Hopper told the Guardian in 2007: "I was making a movie, but I never made it to the set. They found me running around the jungle naked. Before that, at Mexico City airport, I thought I was in the middle of a movie and walked out on the wing. I was out of my mind. It was around then I decided it was time to get into rehab. My liver, my body, my brain were all shot. Hahahahahah!"
Hopper was admitted to a psychiatric hospital in Los Angeles after the incident. Some Hollywood friends got him released, and took him to rehab.
Riding high on fame brought by the success of Easy Rider, Hopper directed and starred in The Last Movie, which was shot in Chinchero, Peru, in 1970. As a piece on the making of the film from Business Insider notes, "The baby-faced Hopper informed Universal that he would be making the movie in Peru. What that studio didn't know was the region had become the cocaine capital of the world. Every coke head in LA wanted to work on the picture in order to smuggle drugs back up north,' author Peter Biskind wrote in Easy Riders, Raging Bulls."

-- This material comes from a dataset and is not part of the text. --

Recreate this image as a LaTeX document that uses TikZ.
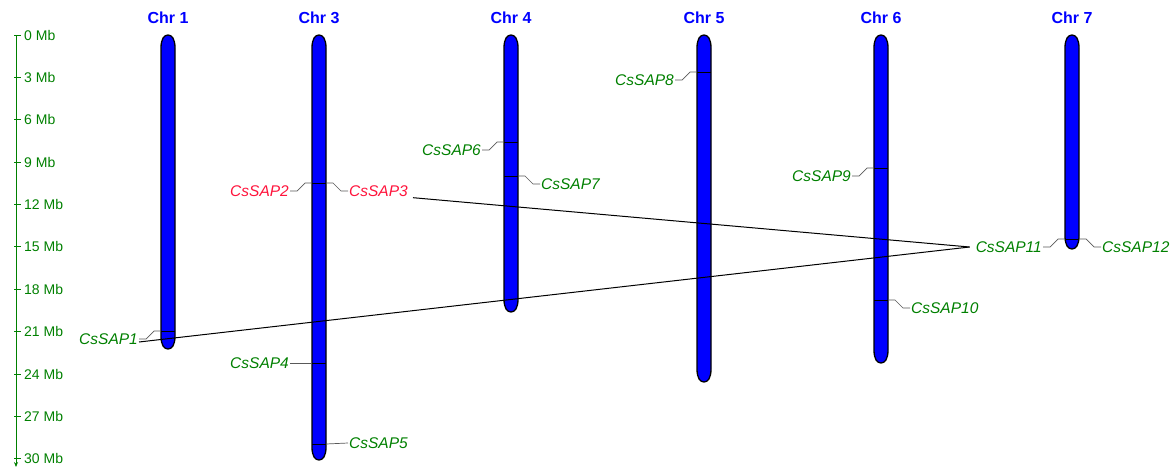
\documentclass[tikz,border=0pt]{standalone}
\usepackage{fontspec}
\setmainfont{Liberation Sans}
\usetikzlibrary{arrows.meta}
\definecolor{chrBlue}{RGB}{0, 0, 255}
\definecolor{geneGreen}{RGB}{0, 128, 0}
\definecolor{geneRed}{RGB}{255, 20, 60}

\tikzset{
  chrom/.style={fill=chrBlue, draw=black, line width=1.3pt},
  chrtitle/.style={text=chrBlue, font=\bfseries\fontsize{16}{16}\selectfont},
  gene/.style={text=geneGreen, inner sep=1pt, font=\itshape\fontsize{15.5}{15.5}\selectfont},
  dupgene/.style={gene, text=geneRed},
  genetick/.style={draw=black, line width=0.8pt},
  leader/.style={draw=black!65, line width=0.7pt},
  link/.style={draw=black, line width=1pt},
  mbaxis/.style={draw=geneGreen, line width=1pt},
  mblabel/.style={text=geneGreen, anchor=west, inner sep=1pt, font=\fontsize{14}{14}\selectfont},
}

% bar of one chromosome: centre x, bottom y (top is always at 35)
\newcommand{\chrbar}[2]{%
  \draw[chrom] (#1-7,48) .. controls (#1-7,39) and (#1-4,35) .. (#1,35)
    .. controls (#1+4,35) and (#1+7,39) .. (#1+7,48)
    -- (#1+7,#2-13) .. controls (#1+7,#2-4) and (#1+4,#2) .. (#1,#2)
    .. controls (#1-4,#2) and (#1-7,#2-4) .. (#1-7,#2-13) -- cycle;}

\begin{document}
\begin{tikzpicture}[x=1pt, y=-1pt]
  \useasboundingbox (0,0) rectangle (1176,474);

  % scale in Mb
  \draw[mbaxis, -{Stealth[length=5pt, width=4pt]}] (16,35) -- (16,467);
  \foreach \m in {0,3,...,30} {
    \draw[mbaxis] (14,35+14.13*\m) -- (21,35+14.13*\m);
    \node[mblabel] (mb\m) at (23,35+14.13*\m) {\m\ Mb};
  }

  % chromosomes
  \chrbar{168}{349}
  \chrbar{319}{460}
  \chrbar{511}{312}
  \chrbar{704}{382}
  \chrbar{881}{363}
  \chrbar{1072}{249}
  \node[chrtitle] (chr1) at (168,18) {Chr 1};
  \node[chrtitle] (chr3) at (319,18) {Chr 3};
  \node[chrtitle] (chr4) at (511,18) {Chr 4};
  \node[chrtitle] (chr5) at (704,18) {Chr 5};
  \node[chrtitle] (chr6) at (881,18) {Chr 6};
  \node[chrtitle] (chr7) at (1072,18) {Chr 7};

  % gene positions
  \coordinate (g1) at (168,331);
  \coordinate (g2) at (319,183);
  \coordinate (g4) at (319,363);
  \coordinate (g5) at (319,444);
  \coordinate (g6) at (511,142);
  \coordinate (g7) at (511,176);
  \coordinate (g8) at (704,72);
  \coordinate (g9) at (881,168);
  \coordinate (g10) at (881,300);
  \coordinate (g11) at (1072,239);
  \foreach \g in {g1,g2,g4,g5,g6,g7,g8,g9,g10,g11}
    \draw[genetick] ([xshift=-7pt]\g) -- ([xshift=7pt]\g);

  % labels
  \node[gene, anchor=east] (s1) at (139,339) {CsSAP1};
  \node[dupgene, anchor=east] (s2) at (290,191) {CsSAP2};
  \node[dupgene, anchor=west] (s3) at (348,191) {CsSAP3};
  \node[gene, anchor=east] (s4) at (290,363) {CsSAP4};
  \node[gene, anchor=west] (s5) at (348,443) {CsSAP5};
  \node[gene, anchor=east] (s6) at (482,150) {CsSAP6};
  \node[gene, anchor=west] (s7) at (540,184) {CsSAP7};
  \node[gene, anchor=east] (s8) at (675,80) {CsSAP8};
  \node[gene, anchor=east] (s9) at (852,176) {CsSAP9};
  \node[gene, anchor=west] (s10) at (910,308) {CsSAP10};
  \node[gene, anchor=east] (s11) at (1043,247) {CsSAP11};
  \node[gene, anchor=west] (s12) at (1101,247) {CsSAP12};

  % leaders
  \draw[leader] ([xshift=-7pt]g1) -- ++(-7,0) -- ++(-8,8) -- (s1.east);
  \draw[leader] ([xshift=-7pt]g2) -- ++(-7,0) -- ++(-8,8) -- (s2.east);
  \draw[leader] ([xshift=7pt]g2) -- ++(7,0) -- ++(8,8) -- (s3.west);
  \draw[leader] ([xshift=-7pt]g4) -- (s4.east);
  \draw[leader] ([xshift=7pt]g5) -- (s5.west);
  \draw[leader] ([xshift=-7pt]g6) -- ++(-7,0) -- ++(-8,8) -- (s6.east);
  \draw[leader] ([xshift=7pt]g7) -- ++(7,0) -- ++(8,8) -- (s7.west);
  \draw[leader] ([xshift=-7pt]g8) -- ++(-7,0) -- ++(-8,8) -- (s8.east);
  \draw[leader] ([xshift=-7pt]g9) -- ++(-7,0) -- ++(-8,8) -- (s9.east);
  \draw[leader] ([xshift=7pt]g10) -- ++(7,0) -- ++(8,8) -- (s10.west);
  \draw[leader] ([xshift=-7pt]g11) -- ++(-7,0) -- ++(-8,8) -- (s11.east);
  \draw[leader] ([xshift=7pt]g11) -- ++(7,0) -- ++(8,8) -- (s12.west);

  % segmental duplications
  \draw[link] ([yshift=-3pt]s1.east) -- ([xshift=-5pt]s11.west);
  \draw[link] ([xshift=4pt]s3.south east) -- ([xshift=-5pt]s11.west);
\end{tikzpicture}
\end{document}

Hopper caused a fracas in the relatively conservative, largely Catholic nation by smoking weed and calling homosexuality "groovy" during an interview in Peru during pre-production of the film, in 1969. As quoted from a piece by Brad Darrach for Life: “Taking a long reflective pull on an odd-looking cigarette, Dennis said he thought everybody should ‘do his thing’ and then allowed that he himself had lived with a lesbian and found it ‘groovy’…Within 24 hours the government denounced the article and issued a decree repealing freedom of the press.”
Darrach goes on to describe the day actors and crew arrived to begin production on the film:
“Somebody made a cocaine connection and a number of actors laid in a large supply at bargain prices — $7 for a packet that costs $70 in the States. By 10 p.m. almost 30 members of the company were sniffing coke or had turned on with grass, acid, or speed. By midnight, much of the cast had drifted off to bed by twos and threes. At 2 a.m. I was awakened by screams. A young actress had taken LSD and was ‘having a bummer.’"

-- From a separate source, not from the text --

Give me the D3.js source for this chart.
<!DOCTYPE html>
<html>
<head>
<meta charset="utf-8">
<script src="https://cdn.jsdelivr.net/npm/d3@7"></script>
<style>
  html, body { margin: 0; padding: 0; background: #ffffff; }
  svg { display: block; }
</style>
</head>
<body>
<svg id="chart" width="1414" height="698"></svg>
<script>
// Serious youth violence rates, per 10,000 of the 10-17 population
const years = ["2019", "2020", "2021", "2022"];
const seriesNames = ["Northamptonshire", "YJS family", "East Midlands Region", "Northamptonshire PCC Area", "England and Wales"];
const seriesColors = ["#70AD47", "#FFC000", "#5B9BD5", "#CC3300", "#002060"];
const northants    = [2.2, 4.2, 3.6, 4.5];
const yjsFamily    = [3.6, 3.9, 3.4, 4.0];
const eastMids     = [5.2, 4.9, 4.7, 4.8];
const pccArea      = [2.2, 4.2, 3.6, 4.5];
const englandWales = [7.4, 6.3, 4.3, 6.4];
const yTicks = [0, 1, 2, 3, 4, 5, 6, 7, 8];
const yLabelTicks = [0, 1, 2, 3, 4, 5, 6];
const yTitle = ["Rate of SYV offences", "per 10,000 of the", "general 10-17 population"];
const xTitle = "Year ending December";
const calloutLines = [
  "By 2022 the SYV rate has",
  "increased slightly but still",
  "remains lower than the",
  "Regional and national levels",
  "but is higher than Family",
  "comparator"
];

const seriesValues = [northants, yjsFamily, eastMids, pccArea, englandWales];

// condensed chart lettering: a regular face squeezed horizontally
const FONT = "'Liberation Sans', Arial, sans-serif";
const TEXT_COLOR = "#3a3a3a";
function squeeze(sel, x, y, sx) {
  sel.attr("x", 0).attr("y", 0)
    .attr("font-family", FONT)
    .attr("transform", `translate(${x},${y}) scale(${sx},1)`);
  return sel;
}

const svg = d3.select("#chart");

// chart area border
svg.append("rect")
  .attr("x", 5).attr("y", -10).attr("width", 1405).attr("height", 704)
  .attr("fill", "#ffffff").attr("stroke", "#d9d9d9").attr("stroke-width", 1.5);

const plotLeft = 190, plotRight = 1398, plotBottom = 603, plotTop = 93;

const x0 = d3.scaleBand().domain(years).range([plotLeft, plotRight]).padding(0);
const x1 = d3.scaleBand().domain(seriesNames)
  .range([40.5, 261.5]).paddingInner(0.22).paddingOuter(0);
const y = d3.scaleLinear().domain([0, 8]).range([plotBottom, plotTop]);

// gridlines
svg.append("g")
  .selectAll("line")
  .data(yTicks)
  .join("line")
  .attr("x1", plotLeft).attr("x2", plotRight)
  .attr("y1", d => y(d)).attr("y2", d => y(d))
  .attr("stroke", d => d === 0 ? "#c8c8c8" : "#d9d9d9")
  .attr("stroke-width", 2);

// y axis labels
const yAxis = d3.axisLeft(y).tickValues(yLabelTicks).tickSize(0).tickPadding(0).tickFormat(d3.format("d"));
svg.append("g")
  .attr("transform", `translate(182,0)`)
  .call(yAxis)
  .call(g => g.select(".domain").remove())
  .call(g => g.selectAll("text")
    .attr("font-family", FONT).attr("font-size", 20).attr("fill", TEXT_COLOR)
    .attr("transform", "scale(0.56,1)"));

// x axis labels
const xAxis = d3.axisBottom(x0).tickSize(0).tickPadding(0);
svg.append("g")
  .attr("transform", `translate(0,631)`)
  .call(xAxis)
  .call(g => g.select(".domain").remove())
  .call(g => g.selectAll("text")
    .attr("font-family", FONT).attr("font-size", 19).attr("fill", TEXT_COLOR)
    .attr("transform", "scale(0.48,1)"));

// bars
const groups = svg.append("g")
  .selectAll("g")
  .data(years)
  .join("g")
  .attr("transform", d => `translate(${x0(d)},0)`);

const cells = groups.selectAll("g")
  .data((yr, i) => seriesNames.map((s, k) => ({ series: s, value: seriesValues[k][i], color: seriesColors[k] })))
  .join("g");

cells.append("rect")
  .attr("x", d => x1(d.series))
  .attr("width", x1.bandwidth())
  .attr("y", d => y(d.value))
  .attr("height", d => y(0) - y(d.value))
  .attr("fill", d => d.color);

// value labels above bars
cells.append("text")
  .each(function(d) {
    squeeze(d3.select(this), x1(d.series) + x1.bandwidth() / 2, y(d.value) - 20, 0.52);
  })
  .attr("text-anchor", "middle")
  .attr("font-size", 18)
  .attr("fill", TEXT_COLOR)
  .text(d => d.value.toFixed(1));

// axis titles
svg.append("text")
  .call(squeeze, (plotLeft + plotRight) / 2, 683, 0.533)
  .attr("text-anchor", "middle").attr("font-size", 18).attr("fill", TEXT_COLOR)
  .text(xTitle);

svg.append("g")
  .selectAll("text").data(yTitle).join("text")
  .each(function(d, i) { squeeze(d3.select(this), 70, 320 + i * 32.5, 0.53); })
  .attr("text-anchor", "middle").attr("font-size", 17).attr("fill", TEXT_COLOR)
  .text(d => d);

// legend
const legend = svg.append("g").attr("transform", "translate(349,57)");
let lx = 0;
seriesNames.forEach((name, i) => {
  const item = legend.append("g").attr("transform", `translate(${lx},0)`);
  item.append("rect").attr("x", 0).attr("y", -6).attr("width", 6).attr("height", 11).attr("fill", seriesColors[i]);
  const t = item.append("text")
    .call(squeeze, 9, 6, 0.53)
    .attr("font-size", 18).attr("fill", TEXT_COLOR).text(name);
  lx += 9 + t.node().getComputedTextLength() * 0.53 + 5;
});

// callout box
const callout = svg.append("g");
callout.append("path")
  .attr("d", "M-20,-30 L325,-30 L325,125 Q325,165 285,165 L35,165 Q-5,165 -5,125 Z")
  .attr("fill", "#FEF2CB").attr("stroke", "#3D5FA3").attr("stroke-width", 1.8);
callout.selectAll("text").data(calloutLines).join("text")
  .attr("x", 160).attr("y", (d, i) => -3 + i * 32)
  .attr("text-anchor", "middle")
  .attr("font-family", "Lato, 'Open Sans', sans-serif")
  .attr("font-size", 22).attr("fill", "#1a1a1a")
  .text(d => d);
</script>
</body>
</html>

The ranch where the cast and crew stayed was the site or "whipping parties," which began when: "... an actor chained a girl to a porch post and, inspired by the notion that she looked like Joan of Arc, lit a crackling fire at her feet. Another actor swallowed five peyote buds in too rapid succession and almost died.”
As for production, Hopper told Uncut in 2005: “It was one long sex and drugs orgy. Wherever you looked there were naked people out of their [expletive] minds. But I wouldn't say it got in the way. It helped us get the movie done. We might have been drug addicts but we were drug addicts with a work ethic… The drugs, the drink, the insane sex, they all fueled our creativity.”
In 2002, actor and songwriter Kris Kirstofferson recalled: “[W]hat [Hopper] did was what he was filming. He was filming the corruption of a little town by the movie people, and I mean they ruined the town. I think he got a priest defrocked…”
The movie wasn't particularly well received. Roger Ebert's review starts: "Dennis Hopper's The Last Movie is a wasteland of cinematic wreckage. There are all sorts of things you can say about it, using easy critical words to describe it as undisciplined, incoherent, a structural mess. But mostly it's just plain pitiful."
While filming Easy Rider, Hopper, Peter Fonda, and Jack Nicholson spent a lot of time at the headquarters of a production company called BBS. The secretaries knew how to roll joints and inject drugs, as well as prepare tables with cocaine for guests. One BBS executive kept the ashes of his dead wife in a gold dish.
One day, while looking for drugs, Hopper, Nicholson, and Fonda snorted the woman's ashes, assuming they were cocaine.